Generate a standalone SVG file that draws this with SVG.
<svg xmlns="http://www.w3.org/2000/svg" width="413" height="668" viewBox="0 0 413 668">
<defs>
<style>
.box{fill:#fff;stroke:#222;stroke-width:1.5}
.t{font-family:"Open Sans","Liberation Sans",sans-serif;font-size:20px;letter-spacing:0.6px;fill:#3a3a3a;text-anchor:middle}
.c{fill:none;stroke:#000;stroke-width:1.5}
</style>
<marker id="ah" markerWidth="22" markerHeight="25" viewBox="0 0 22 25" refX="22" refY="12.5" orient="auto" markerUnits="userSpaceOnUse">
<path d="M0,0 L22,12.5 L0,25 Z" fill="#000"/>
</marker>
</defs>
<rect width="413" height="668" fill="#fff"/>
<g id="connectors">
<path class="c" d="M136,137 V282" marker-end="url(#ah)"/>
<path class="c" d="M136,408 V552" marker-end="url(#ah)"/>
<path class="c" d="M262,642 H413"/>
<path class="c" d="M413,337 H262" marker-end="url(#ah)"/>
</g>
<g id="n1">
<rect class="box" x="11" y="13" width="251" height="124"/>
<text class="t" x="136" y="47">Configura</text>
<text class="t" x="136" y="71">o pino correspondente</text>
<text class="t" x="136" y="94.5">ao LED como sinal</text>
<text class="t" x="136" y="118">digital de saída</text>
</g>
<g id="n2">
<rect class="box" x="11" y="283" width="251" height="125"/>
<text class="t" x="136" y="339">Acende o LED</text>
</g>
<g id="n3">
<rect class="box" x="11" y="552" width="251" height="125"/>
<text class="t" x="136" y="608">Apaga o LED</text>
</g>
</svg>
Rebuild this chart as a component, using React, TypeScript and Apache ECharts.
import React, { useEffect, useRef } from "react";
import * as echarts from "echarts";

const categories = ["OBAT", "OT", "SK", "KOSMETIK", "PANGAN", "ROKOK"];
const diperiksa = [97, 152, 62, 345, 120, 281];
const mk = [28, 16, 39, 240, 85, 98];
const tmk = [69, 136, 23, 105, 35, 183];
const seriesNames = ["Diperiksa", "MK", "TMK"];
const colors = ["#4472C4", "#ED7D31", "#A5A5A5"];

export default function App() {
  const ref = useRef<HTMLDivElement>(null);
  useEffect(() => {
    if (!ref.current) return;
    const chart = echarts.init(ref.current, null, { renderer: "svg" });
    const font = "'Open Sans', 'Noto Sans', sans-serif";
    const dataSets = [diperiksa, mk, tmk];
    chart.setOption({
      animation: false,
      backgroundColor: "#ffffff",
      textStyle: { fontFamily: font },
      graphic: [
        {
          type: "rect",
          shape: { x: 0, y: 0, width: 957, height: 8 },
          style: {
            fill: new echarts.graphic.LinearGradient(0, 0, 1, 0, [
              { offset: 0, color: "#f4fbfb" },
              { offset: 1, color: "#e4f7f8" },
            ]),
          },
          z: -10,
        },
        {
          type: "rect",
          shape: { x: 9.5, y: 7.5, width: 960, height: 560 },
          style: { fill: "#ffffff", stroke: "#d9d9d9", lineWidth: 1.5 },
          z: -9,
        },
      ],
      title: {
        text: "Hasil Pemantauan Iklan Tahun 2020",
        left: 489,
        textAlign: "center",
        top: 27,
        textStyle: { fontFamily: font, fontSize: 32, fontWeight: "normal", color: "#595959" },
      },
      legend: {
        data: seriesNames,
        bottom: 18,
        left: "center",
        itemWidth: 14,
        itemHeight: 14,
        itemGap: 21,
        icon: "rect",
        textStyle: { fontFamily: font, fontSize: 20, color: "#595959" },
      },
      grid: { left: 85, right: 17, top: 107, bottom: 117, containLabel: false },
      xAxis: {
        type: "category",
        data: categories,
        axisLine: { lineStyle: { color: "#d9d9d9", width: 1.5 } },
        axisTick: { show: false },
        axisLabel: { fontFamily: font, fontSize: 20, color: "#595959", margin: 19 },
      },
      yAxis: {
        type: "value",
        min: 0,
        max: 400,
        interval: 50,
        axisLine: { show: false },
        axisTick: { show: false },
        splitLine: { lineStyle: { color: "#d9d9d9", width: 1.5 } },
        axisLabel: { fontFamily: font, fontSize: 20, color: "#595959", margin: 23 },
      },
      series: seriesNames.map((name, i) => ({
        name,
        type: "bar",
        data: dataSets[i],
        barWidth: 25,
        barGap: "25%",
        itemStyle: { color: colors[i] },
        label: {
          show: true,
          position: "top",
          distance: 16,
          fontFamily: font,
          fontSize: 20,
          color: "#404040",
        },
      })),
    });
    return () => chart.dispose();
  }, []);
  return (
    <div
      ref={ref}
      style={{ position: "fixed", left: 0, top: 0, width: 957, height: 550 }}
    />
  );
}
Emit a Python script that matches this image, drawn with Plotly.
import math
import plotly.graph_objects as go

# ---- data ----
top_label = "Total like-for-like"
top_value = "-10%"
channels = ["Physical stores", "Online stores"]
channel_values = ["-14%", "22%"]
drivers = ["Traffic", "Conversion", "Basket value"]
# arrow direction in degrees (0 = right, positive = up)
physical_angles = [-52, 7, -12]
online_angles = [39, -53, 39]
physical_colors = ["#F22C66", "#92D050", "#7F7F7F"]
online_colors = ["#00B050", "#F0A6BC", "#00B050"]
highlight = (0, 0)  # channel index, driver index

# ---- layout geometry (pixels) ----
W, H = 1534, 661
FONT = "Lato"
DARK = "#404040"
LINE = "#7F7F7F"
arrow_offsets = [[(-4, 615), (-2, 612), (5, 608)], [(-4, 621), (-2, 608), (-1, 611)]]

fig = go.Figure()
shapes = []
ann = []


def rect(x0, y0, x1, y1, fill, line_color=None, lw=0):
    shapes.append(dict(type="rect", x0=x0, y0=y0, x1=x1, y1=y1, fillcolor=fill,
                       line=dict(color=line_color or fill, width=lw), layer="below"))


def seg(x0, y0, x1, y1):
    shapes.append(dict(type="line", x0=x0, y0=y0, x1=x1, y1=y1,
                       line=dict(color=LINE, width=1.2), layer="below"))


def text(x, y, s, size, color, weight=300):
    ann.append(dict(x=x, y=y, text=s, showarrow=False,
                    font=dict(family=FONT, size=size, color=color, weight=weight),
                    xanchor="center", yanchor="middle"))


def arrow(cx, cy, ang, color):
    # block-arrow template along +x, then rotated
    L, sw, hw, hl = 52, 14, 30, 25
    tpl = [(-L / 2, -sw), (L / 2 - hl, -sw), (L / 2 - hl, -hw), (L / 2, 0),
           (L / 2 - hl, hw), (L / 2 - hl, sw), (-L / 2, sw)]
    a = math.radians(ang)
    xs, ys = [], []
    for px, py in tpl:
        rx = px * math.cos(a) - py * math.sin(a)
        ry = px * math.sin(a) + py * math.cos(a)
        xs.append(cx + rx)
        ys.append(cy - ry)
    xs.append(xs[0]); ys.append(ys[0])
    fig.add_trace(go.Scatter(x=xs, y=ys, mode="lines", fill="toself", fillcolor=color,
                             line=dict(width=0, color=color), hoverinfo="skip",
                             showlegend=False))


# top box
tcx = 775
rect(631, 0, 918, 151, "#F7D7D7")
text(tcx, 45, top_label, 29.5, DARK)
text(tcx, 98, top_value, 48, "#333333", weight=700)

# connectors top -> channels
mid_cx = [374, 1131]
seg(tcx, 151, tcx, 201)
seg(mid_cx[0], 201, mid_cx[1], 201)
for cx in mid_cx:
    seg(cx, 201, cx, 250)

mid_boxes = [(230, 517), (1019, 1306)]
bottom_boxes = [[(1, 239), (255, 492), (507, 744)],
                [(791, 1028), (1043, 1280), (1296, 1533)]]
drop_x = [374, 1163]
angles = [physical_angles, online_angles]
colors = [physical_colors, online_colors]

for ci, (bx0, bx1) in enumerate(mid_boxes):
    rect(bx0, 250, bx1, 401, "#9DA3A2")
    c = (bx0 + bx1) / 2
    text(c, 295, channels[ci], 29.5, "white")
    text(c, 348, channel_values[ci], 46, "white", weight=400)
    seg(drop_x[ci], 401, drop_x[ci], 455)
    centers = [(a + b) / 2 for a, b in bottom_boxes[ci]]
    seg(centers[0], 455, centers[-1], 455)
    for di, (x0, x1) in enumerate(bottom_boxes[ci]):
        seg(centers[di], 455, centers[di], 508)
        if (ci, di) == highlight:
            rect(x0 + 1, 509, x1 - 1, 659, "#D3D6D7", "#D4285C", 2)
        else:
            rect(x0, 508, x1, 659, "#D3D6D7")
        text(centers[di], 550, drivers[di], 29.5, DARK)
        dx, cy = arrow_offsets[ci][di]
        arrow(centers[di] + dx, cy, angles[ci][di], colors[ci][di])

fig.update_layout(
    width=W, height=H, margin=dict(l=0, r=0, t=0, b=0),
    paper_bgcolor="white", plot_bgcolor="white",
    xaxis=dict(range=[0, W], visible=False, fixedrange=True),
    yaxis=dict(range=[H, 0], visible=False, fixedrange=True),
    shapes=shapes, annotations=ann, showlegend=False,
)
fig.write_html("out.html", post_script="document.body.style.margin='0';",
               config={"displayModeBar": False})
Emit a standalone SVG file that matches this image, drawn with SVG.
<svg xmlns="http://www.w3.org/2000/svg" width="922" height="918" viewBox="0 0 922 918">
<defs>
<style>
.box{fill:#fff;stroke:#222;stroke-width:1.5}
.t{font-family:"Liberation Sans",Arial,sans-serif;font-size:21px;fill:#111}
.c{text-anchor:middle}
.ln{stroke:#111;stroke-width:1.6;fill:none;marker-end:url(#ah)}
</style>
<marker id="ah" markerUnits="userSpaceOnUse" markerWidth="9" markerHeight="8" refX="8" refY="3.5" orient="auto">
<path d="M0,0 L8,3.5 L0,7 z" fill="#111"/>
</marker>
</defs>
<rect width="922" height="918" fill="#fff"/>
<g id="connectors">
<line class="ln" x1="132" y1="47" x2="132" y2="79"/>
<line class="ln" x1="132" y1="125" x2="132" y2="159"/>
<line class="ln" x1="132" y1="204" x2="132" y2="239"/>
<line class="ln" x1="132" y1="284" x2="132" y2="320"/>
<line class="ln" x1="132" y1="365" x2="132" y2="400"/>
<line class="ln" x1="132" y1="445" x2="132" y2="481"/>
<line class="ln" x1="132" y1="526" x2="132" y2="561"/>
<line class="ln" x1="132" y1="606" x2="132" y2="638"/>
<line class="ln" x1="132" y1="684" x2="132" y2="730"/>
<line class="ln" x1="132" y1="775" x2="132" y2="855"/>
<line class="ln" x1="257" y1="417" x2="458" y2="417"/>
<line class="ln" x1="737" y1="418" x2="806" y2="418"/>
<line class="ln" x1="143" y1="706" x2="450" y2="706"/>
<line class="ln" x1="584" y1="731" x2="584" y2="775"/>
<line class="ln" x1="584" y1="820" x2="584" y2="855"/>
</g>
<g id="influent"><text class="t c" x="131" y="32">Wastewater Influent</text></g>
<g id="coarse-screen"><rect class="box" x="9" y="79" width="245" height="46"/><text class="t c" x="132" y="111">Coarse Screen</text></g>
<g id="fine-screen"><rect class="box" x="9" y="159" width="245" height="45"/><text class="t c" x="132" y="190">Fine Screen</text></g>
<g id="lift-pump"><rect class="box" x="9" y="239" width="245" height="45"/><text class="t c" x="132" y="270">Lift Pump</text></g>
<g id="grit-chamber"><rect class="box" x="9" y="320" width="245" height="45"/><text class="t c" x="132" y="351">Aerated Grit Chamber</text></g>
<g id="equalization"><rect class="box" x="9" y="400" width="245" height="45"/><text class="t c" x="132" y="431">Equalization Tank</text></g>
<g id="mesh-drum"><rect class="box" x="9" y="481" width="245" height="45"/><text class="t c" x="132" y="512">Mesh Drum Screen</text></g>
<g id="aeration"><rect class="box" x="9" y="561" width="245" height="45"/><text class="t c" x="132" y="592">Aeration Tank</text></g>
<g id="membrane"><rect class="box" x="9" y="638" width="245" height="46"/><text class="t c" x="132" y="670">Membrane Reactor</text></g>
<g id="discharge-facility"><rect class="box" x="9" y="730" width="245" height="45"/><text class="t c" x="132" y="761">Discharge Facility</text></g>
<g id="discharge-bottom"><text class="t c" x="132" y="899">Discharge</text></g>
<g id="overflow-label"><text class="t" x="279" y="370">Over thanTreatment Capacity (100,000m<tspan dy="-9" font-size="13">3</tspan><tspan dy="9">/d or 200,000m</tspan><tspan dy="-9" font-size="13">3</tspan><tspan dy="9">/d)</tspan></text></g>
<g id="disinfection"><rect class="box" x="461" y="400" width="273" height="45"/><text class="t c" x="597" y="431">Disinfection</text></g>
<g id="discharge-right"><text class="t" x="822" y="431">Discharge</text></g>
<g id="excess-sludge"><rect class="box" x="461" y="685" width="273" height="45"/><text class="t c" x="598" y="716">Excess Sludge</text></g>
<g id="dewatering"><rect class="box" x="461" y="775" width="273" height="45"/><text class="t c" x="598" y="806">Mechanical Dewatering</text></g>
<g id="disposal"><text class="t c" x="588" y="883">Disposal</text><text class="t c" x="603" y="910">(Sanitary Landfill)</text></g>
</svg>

= = = = = = =

OBJECTIVE:
Transcribe exactly, and only, the lines beginning at the line containing "Emit a Python" and ending at the line containing "import plotly.graph_objects as go", both inclusive.

FULL ANSWER:
Emit a Python script that matches this image, drawn with Plotly.
import math
import plotly.graph_objects as go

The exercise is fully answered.